The slow burn revolution

Have you noticed how everything in our lives has to be turned into some kind of competition? Looking through the TV schedules this week, even allotment gardening and blacksmithing have fallen prey to this trend.  How depressing.  Making a garden - or an allotment - isn't a quick fix.  Plants take time to grow, and you can't rush the seasons.  They happen when they happen.  

This same trend seems to have infected the world of books.  Follow any of the major publishers on Twitter and you'll be bombarded with a constant stream of tweets shouting about how brilliant their latest release is.  Except that sometimes they're not.  

And sometimes it takes time for the word to get out on the street that a book is good.  By which time the paperback has been pulled from the bookseller's shelves and pulped.  There's no room for the slow burn in the world of mainstream publishing.

But there is in the world of self publishing.  My novel Panthera : Death Spiral might not have become an overnight million-seller, but that doesn't matter.  Read some of Mark Coker's research into how self-published writers make good.  It can take up to three years for a book to be discovered and for sales to take off.  My novel will be on the website for that time and longer, for anyone to download when they find it.  And by using CreateSpace to produce paperbacks that means they're available at any time too, printed on demand when needed.  I'm part of the slow burn revolution.

That's why so many authors are now pursuing a hybrid publishing strategy.
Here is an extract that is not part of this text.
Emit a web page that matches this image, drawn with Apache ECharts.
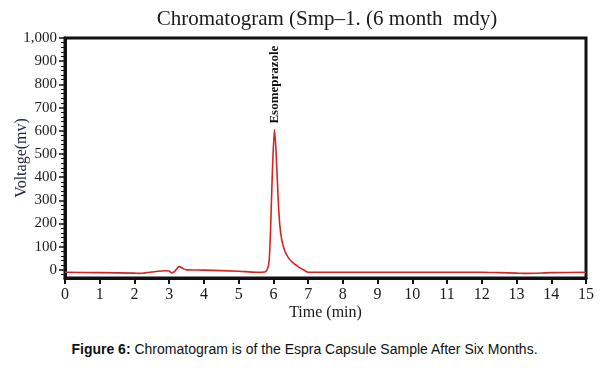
<!DOCTYPE html>
<html><head><meta charset="utf-8">
<script src="https://cdn.jsdelivr.net/npm/echarts@6/dist/echarts.min.js"></script>
<style>
html,body{margin:0;padding:0;background:#fff;}
#c{width:609px;height:330px;}
#cap{position:absolute;left:0;top:341px;width:609px;text-align:center;font-family:"Liberation Sans",Arial,sans-serif;font-size:14px;color:#111;}
</style></head>
<body>
<div id="c"></div>
<div id="cap"><b>Figure 6:</b> Chromatogram is of the Espra Capsule Sample After Six Months.</div>
<script>
const times = [0, 1, 2, 2.15, 2.5, 2.9, 3.0, 3.07, 3.15, 3.29, 3.4, 3.5, 4, 5, 5.5, 5.75, 5.83, 5.88, 5.92, 5.97, 6.03, 6.08, 6.13, 6.18, 6.24, 6.32, 6.42, 6.55, 6.75, 6.9, 7.0, 8, 10, 12, 12.5, 13, 13.3, 14, 15];
const volts = [-10, -12, -14, -15, -9, -4, -5, -13, -8, 14, 6, 0, -1, -6, -10, -9, 5, 45, 180, 420, 605, 500, 330, 200, 130, 85, 55, 32, 10, -3, -10, -10, -10, -10, -12, -14, -15, -12, -10];
const yMajor = [0,100,200,300,400,500,600,700,800,900,1000];
const yMinor = [-20,20,40,60,80,120,140,160,180,220,240,260,280,320,340,360,380,420,440,460,480,520,540,560,580,620,640,660,680,720,740,760,780,820,840,860,880,920,940,960,980];
const peakName = 'Esomeprazole';
const peakTime = 6.03, peakVolt = 605;

const serif = 'Liberation Serif';
const chart = echarts.init(document.getElementById('c'));
chart.setOption({
  animation:false,
  textStyle:{fontFamily:serif},
  title:{text:'Chromatogram (Smp\u20131. (6 month  mdy)', left:322, textAlign:'center', top:4,
    textStyle:{fontFamily:serif, fontSize:21, fontWeight:'normal', color:'#1a1a1a'}},
  grid:{left:65, right:23, top:38, bottom:52, show:true, borderColor:'#111', borderWidth:3,
    containLabel:false, outerBoundsMode:'none'},
  xAxis:{type:'value', min:0, max:15, interval:1,
    name:'Time (min)', nameLocation:'middle', nameGap:27, nameMoveOverlap:false,
    nameTextStyle:{fontFamily:serif, fontSize:16, color:'#1a1a1a'},
    axisLine:{onZero:false, lineStyle:{color:'#111', width:3}},
    axisTick:{length:6, lineStyle:{color:'#111', width:2}},
    axisLabel:{fontFamily:serif, fontSize:16, color:'#1a1a1a', margin:9},
    splitLine:{show:false}},
  yAxis:[{type:'value', min:-35, max:1000, position:'left',
    name:'Voltage(mv)', nameLocation:'middle', nameGap:35, nameMoveOverlap:false,
    nameTextStyle:{fontFamily:serif, fontSize:16, color:'#1f2540'},
    axisLine:{onZero:false, lineStyle:{color:'#111', width:3}},
    axisTick:{length:6, customValues:yMajor, lineStyle:{color:'#111', width:1.5}},
    axisLabel:{customValues:yMajor, fontFamily:serif, fontSize:15, color:'#1a1a1a', margin:8,
      formatter:v=>v.toLocaleString('en-US')},
    splitLine:{show:false}},
   {type:'value', min:-35, max:1000, position:'left', offset:0,
    axisLine:{show:false, onZero:false},
    axisTick:{length:4, customValues:yMinor, lineStyle:{color:'#111', width:1}},
    axisLabel:{show:false}, splitLine:{show:false}}],
  series:[{type:'line', data:times.map((t,i)=>[t,volts[i]]), smooth:0.25, showSymbol:false,
    lineStyle:{color:'#d42424', width:1.6}, z:1,
    markPoint:{symbol:'circle', symbolSize:0,
      data:[{coord:[peakTime, peakVolt], name:peakName}],
      label:{show:true, formatter:peakName, position:'top', distance:6, rotate:90,
        align:'left', verticalAlign:'middle',
        fontFamily:serif, fontSize:13, fontWeight:'bold', color:'#111'}}}]
});
</script>
</body></html>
Yes, they still want the mainstream publishing deal.  It validates us as writers in the eyes of the world.  And it gets our books into the major bookshops, something that's a challenge for self-published authors.  But unless that author has a big dollop of luck and becomes an overnight success, those books aren't going to stay on the shelves for long.

And when they've been pulled from the shelves after three weeks my books will still be available on Amazon.  In the end, the tortoise might well outdo the hare.